# First tegu, lighting set up



## Jesse12512 (Feb 17, 2019)

Hi everyone my name is Jesse and I will be receiving my first tegu, a Colombian and yes I'm well aware of their feisty reputation haha. I'd really appreciate some help on setting up her lighting (what watt bulbs, light coverage, reaching appropriate basking and ambient temperatures, placement, etc.) She is still considered a hatchling and will be housed in a 40g breeder while in construction of her final cage. I really want to have everything set up and ready to go before I pick her up  any photos of your youth setups along with explanations would be greatly appreciated!


----------



## Walter1 (Feb 17, 2019)

Welcome. More Colombian Tegu keepers here now than even a few years ago.
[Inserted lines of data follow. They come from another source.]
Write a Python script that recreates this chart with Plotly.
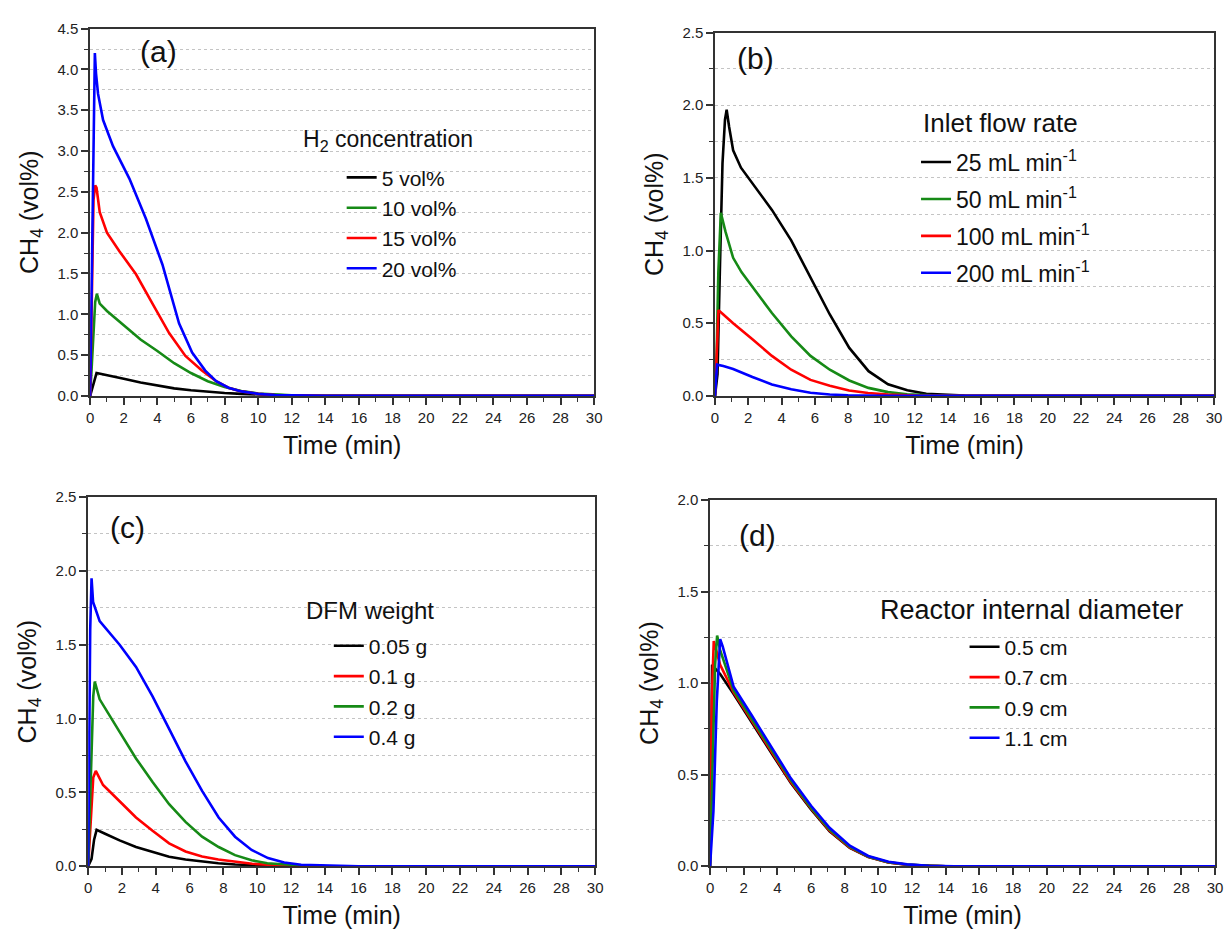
import plotly.graph_objects as go

W, H = 1232, 941
FONT = "Liberation Sans, Arial, sans-serif"

# ---------------- Panel (a): H2 concentration ----------------
a_names = ["5 vol%", "10 vol%", "15 vol%", "20 vol%"]
a5_t = [0, 0.15, 0.3, 0.38, 0.6, 1, 2, 3, 4, 5, 6, 7, 8, 9, 10, 11, 12, 13, 15, 30]
a5_v = [0, 0.12, 0.25, 0.28, 0.27, 0.255, 0.21, 0.165, 0.125, 0.092, 0.068, 0.05, 0.035, 0.024, 0.015, 0.009, 0.005, 0.002, 0, 0]
a10_t = [0, 0.1, 0.2, 0.3, 0.4, 0.57, 1, 2, 3, 4, 5, 6, 7, 8, 9, 10, 11, 12, 14, 30]
a10_v = [0, 0.35, 0.8, 1.15, 1.25, 1.13, 1.04, 0.86, 0.69, 0.55, 0.4, 0.28, 0.18, 0.11, 0.06, 0.03, 0.014, 0.006, 0.001, 0]
a15_t = [0, 0.1, 0.2, 0.3, 0.38, 0.57, 1, 1.75, 2.73, 3.71, 4.7, 5.67, 6.65, 7.5, 8.23, 9, 10, 11, 12, 14, 30]
a15_v = [0, 1.1, 2.4, 2.58, 2.55, 2.25, 2.0, 1.77, 1.49, 1.13, 0.77, 0.49, 0.31, 0.18, 0.1, 0.055, 0.025, 0.011, 0.005, 0.001, 0]
a20_t = [0, 0.1, 0.2, 0.28, 0.35, 0.47, 0.77, 1.36, 2.34, 3.32, 4.3, 5.29, 6.07, 6.85, 7.5, 8.23, 9, 10, 11, 12, 14, 16, 30]
a20_v = [0, 1.5, 3.4, 4.2, 3.95, 3.7, 3.38, 3.06, 2.66, 2.17, 1.61, 0.89, 0.53, 0.31, 0.18, 0.1, 0.055, 0.025, 0.011, 0.005, 0.001, 0, 0]

# ---------------- Panel (b): inlet flow rate ----------------
b_names = ["25 mL min<sup>-1</sup>", "50 mL min<sup>-1</sup>", "100 mL min<sup>-1</sup>", "200 mL min<sup>-1</sup>"]
b25_t = [0, 0.15, 0.3, 0.45, 0.6, 0.7, 0.85, 1.09, 1.56, 2.26, 3.42, 4.58, 5.74, 6.9, 8.07, 9.23, 10.4, 11.56, 12.7, 14, 15, 16.5, 30]
b25_v = [0, 0.15, 0.9, 1.6, 1.9, 1.97, 1.85, 1.69, 1.57, 1.46, 1.28, 1.07, 0.82, 0.56, 0.33, 0.17, 0.08, 0.038, 0.015, 0.006, 0.002, 0, 0]
b50_t = [0, 0.1, 0.2, 0.3, 0.35, 0.63, 1.09, 1.6, 2.25, 3.42, 4.58, 5.74, 6.9, 8.07, 9.22, 10.4, 11.55, 13, 15, 30]
b50_v = [0, 0.3, 0.85, 1.2, 1.26, 1.13, 0.95, 0.85, 0.75, 0.57, 0.41, 0.275, 0.18, 0.106, 0.055, 0.026, 0.011, 0.004, 0, 0]
b100_t = [0, 0.08, 0.15, 0.21, 0.5, 1.09, 2.25, 3.42, 4.58, 5.74, 6.9, 8.06, 9.2, 10.4, 12, 14, 30]
b100_v = [0, 0.25, 0.5, 0.59, 0.56, 0.5, 0.39, 0.275, 0.18, 0.11, 0.07, 0.037, 0.02, 0.01, 0.003, 0, 0]
b200_t = [0, 0.05, 0.12, 0.5, 1.09, 2.25, 3.42, 4.58, 5.74, 6.9, 8, 10, 12, 30]
b200_v = [0, 0.12, 0.215, 0.205, 0.185, 0.13, 0.078, 0.045, 0.022, 0.01, 0.004, 0.001, 0, 0]

# ---------------- Panel (c): DFM weight ----------------
c_names = ["0.05 g", "0.1 g", "0.2 g", "0.4 g"]
c05_t = [0, 0.2, 0.35, 0.5, 1, 1.86, 2.83, 3.81, 4.79, 5.76, 6.74, 7.7, 8.7, 9.7, 10.6, 12, 30]
c05_v = [0, 0.05, 0.18, 0.246, 0.22, 0.175, 0.13, 0.097, 0.064, 0.045, 0.03, 0.02, 0.012, 0.007, 0.003, 0, 0]
c1_t = [0, 0.15, 0.3, 0.45, 0.88, 1.86, 2.83, 3.81, 4.79, 5.76, 6.74, 7.7, 8.69, 9.7, 10.6, 12.6, 14, 30]
c1_v = [0, 0.3, 0.6, 0.645, 0.55, 0.44, 0.33, 0.24, 0.155, 0.1, 0.066, 0.045, 0.03, 0.017, 0.01, 0.003, 0, 0]
c2_t = [0, 0.15, 0.3, 0.39, 0.68, 1.86, 2.83, 3.81, 4.79, 5.76, 6.74, 7.72, 8.69, 9.67, 10.6, 12.6, 14, 30]
c2_v = [0, 0.6, 1.15, 1.25, 1.13, 0.91, 0.73, 0.57, 0.42, 0.3, 0.2, 0.13, 0.075, 0.04, 0.02, 0.005, 0.001, 0]
c4_t = [0, 0.05, 0.12, 0.2, 0.29, 0.68, 1.86, 2.83, 3.81, 4.79, 5.76, 6.74, 7.72, 8.69, 9.67, 10.64, 11.6, 12.6, 14.6, 16, 30]
c4_v = [0, 0.8, 1.6, 1.95, 1.79, 1.66, 1.5, 1.35, 1.15, 0.93, 0.71, 0.51, 0.33, 0.2, 0.11, 0.055, 0.025, 0.01, 0.002, 0, 0]

# ---------------- Panel (d): reactor internal diameter ----------------
d_names = ["0.5 cm", "0.7 cm", "0.9 cm", "1.1 cm"]
d05_t = [0, 0.05, 0.12, 0.3, 0.6, 1.4, 2.5, 3.7, 4.8, 6, 7.1, 8.3, 9.4, 10.6, 11.7, 13, 14, 30]
d05_v = [0, 0.6, 1.1, 1.08, 1.05, 0.94, 0.78, 0.61, 0.455, 0.31, 0.19, 0.1, 0.05, 0.02, 0.008, 0.002, 0, 0]
d07_t = [0, 0.1, 0.22, 0.35, 0.6, 1.4, 2.5, 3.7, 4.8, 6, 7.1, 8.3, 9.4, 10.6, 11.7, 13, 14, 30]
d07_v = [0, 0.9, 1.23, 1.18, 1.1, 0.95, 0.79, 0.62, 0.46, 0.315, 0.195, 0.103, 0.051, 0.021, 0.008, 0.002, 0, 0]
d09_t = [0, 0.15, 0.3, 0.42, 0.6, 1.4, 2.5, 3.7, 4.8, 6, 7.1, 8.3, 9.4, 10.6, 11.7, 13, 14, 30]
d09_v = [0, 0.6, 1.1, 1.26, 1.18, 0.96, 0.8, 0.63, 0.47, 0.32, 0.2, 0.107, 0.053, 0.022, 0.009, 0.002, 0, 0]
d11_t = [0, 0.2, 0.4, 0.6, 0.75, 1.4, 2.5, 3.7, 4.8, 6, 7.1, 8.3, 9.4, 10.6, 11.7, 13, 14.5, 30]
d11_v = [0, 0.3, 0.9, 1.24, 1.2, 0.98, 0.82, 0.645, 0.48, 0.33, 0.21, 0.112, 0.056, 0.024, 0.01, 0.003, 0, 0]

legend_titles = ["H<sub>2</sub> concentration", "Inlet flow rate", "DFM weight", "Reactor internal diameter"]
panel_labels = ["(a)", "(b)", "(c)", "(d)"]

BLACK, GREEN, RED, BLUE = "#000000", "#168a16", "#ff0000", "#0000ff"

panels = [
    ("", "legend", [(a5_t, a5_v, a_names[0], BLACK), (a10_t, a10_v, a_names[1], GREEN),
                    (a15_t, a15_v, a_names[2], RED), (a20_t, a20_v, a_names[3], BLUE)]),
    ("2", "legend2", [(b25_t, b25_v, b_names[0], BLACK), (b50_t, b50_v, b_names[1], GREEN),
                      (b100_t, b100_v, b_names[2], RED), (b200_t, b200_v, b_names[3], BLUE)]),
    ("3", "legend3", [(c05_t, c05_v, c_names[0], BLACK), (c1_t, c1_v, c_names[1], RED),
                      (c2_t, c2_v, c_names[2], GREEN), (c4_t, c4_v, c_names[3], BLUE)]),
    ("4", "legend4", [(d05_t, d05_v, d_names[0], BLACK), (d07_t, d07_v, d_names[1], RED),
                      (d09_t, d09_v, d_names[2], GREEN), (d11_t, d11_v, d_names[3], BLUE)]),
]

fig = go.Figure()
for suffix, leg, series in panels:
    for i, (t, v, name, col) in enumerate(series):
        fig.add_trace(go.Scatter(
            x=t, y=v, mode="lines", name=name,
            line=dict(color=col, width=2.6),
            xaxis="x" + suffix, yaxis="y" + suffix,
            legend=leg, legendgroup=leg + str(i),
        ))

AX = "#333333"


def xax(domain, anchor):
    return dict(
        domain=domain, anchor=anchor, range=[0, 30], tick0=0, dtick=2,
        ticks="outside", ticklen=7, tickwidth=1.5, tickcolor=AX,
        showline=True, linecolor=AX, linewidth=1.5, mirror=True,
        showgrid=False, zeroline=False, layer="below traces",
        minor=dict(dtick=1, ticks="outside", ticklen=4, tickwidth=1.2, tickcolor=AX),
        tickfont=dict(family=FONT, size=15, color="#222222"),
        title=dict(text="Time (min)", font=dict(family=FONT, size=25, color="#111111"), standoff=12),
    )


def yax(domain, anchor, top):
    return dict(
        domain=domain, anchor=anchor, range=[0, top], tick0=0, dtick=0.5, tickformat=".1f",
        ticks="outside", ticklen=7, tickwidth=1.5, tickcolor=AX,
        showline=True, linecolor=AX, linewidth=1.5, mirror=True,
        showgrid=True, gridcolor="#c4c4c4", gridwidth=1, griddash="dot",
        zeroline=False, layer="below traces",
        minor=dict(dtick=0.25, ticks="outside", ticklen=4, tickwidth=1.2, tickcolor=AX,
                   showgrid=True, gridcolor="#c4c4c4", gridwidth=1, griddash="dot"),
        tickfont=dict(family=FONT, size=15, color="#222222"),
        title=dict(text="CH<sub>4</sub> (vol%)", font=dict(family=FONT, size=25, color="#111111"), standoff=12),
    )


def px(x):
    return x / W


def py(y):
    return 1 - y / H


def legend(left, top, size, gap):
    return dict(
        x=px(left), y=py(top), xref="paper", yref="paper", xanchor="left", yanchor="top",
        bgcolor="rgba(0,0,0,0)", borderwidth=0, tracegroupgap=gap, itemwidth=30,
        font=dict(family=FONT, size=size, color="#111111"),
    )


fig.update_layout(
    width=W, height=H, margin=dict(l=0, r=0, t=0, b=0),
    paper_bgcolor="white", plot_bgcolor="white", showlegend=True,
    xaxis=xax([px(87), px(596)], "y"),
    yaxis=yax([py(394), py(20)], "x", 4.5),
    xaxis2=xax([px(718), px(1222)], "y2"),
    yaxis2=yax([py(394), py(24)], "x2", 2.5),
    xaxis3=xax([px(85), px(597)], "y3"),
    yaxis3=yax([py(873), py(497)], "x3", 2.5),
    xaxis4=xax([px(713), px(1223)], "y4"),
    yaxis4=yax([py(873), py(500)], "x4", 2.0),
    legend=legend(341, 151, 21, 0),
    legend2=legend(921, 134, 23, 4),
    legend3=legend(328, 628, 21, 0),
    legend4=legend(970, 629, 21, 0),
)

# legend titles
for text, lx, ly, fs in zip(legend_titles, [300, 926, 303, 883], [134, 116, 613, 612], [23, 26, 24, 27]):
    fig.add_annotation(text=text, x=px(lx), y=py(ly), xref="paper", yref="paper",
                       xanchor="left", yanchor="middle", showarrow=False,
                       font=dict(family=FONT, size=fs, color="#111111"))

# panel labels
for label, cx, cy in zip(panel_labels, [156, 759, 125, 761], [43, 50, 528, 536]):
    fig.add_annotation(text=label, x=px(cx), y=py(cy), xref="paper", yref="paper",
                       xanchor="center", yanchor="middle", showarrow=False,
                       font=dict(family=FONT, size=30, color="#111111"))

fig.write_html("out.html")
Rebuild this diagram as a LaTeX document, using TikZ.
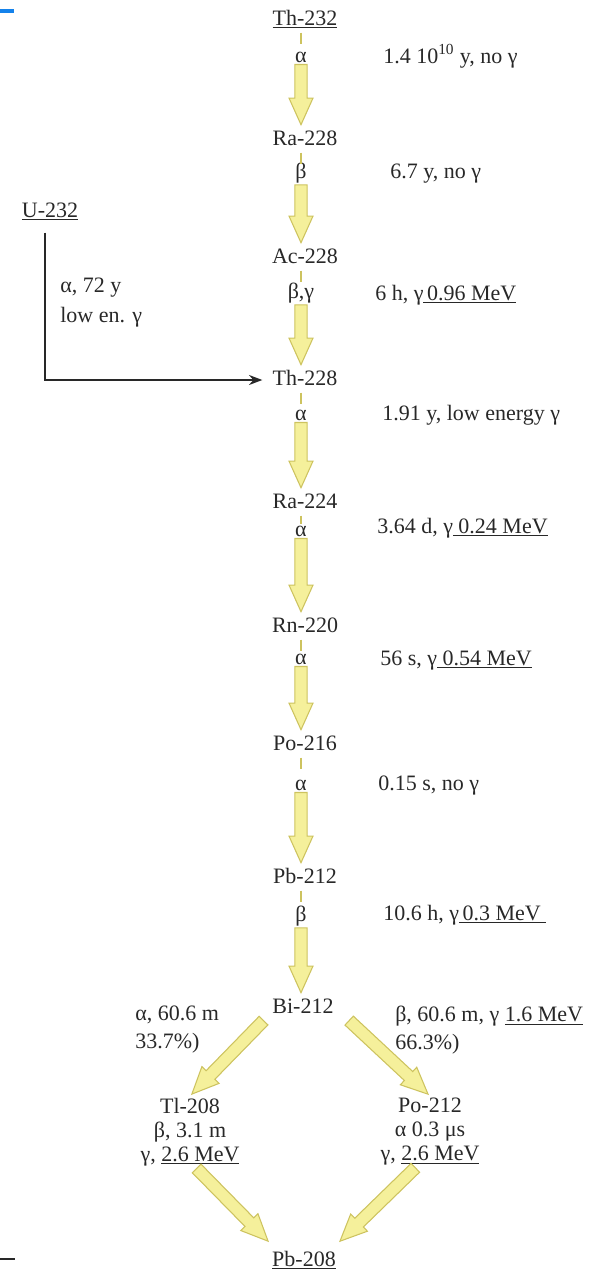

Hopefully, some will offer advice.


----------



## Jesse12512 (Feb 17, 2019)

Thank you  I sure hope so


----------



## AlphaAlpha (Feb 19, 2019)

hi there, yes colombians are skittish but mine never shows any sign of any aggression, so just be patient and I'm sure you'll have a great relationship....
As for lamps I'd personelly go for an Arcadia strip bulb across at least 2 thirds of your tank and then I would think a 100w basking bulb will surfice for the heat, make sure you put a tile under or some thing to absorb the heat.


----------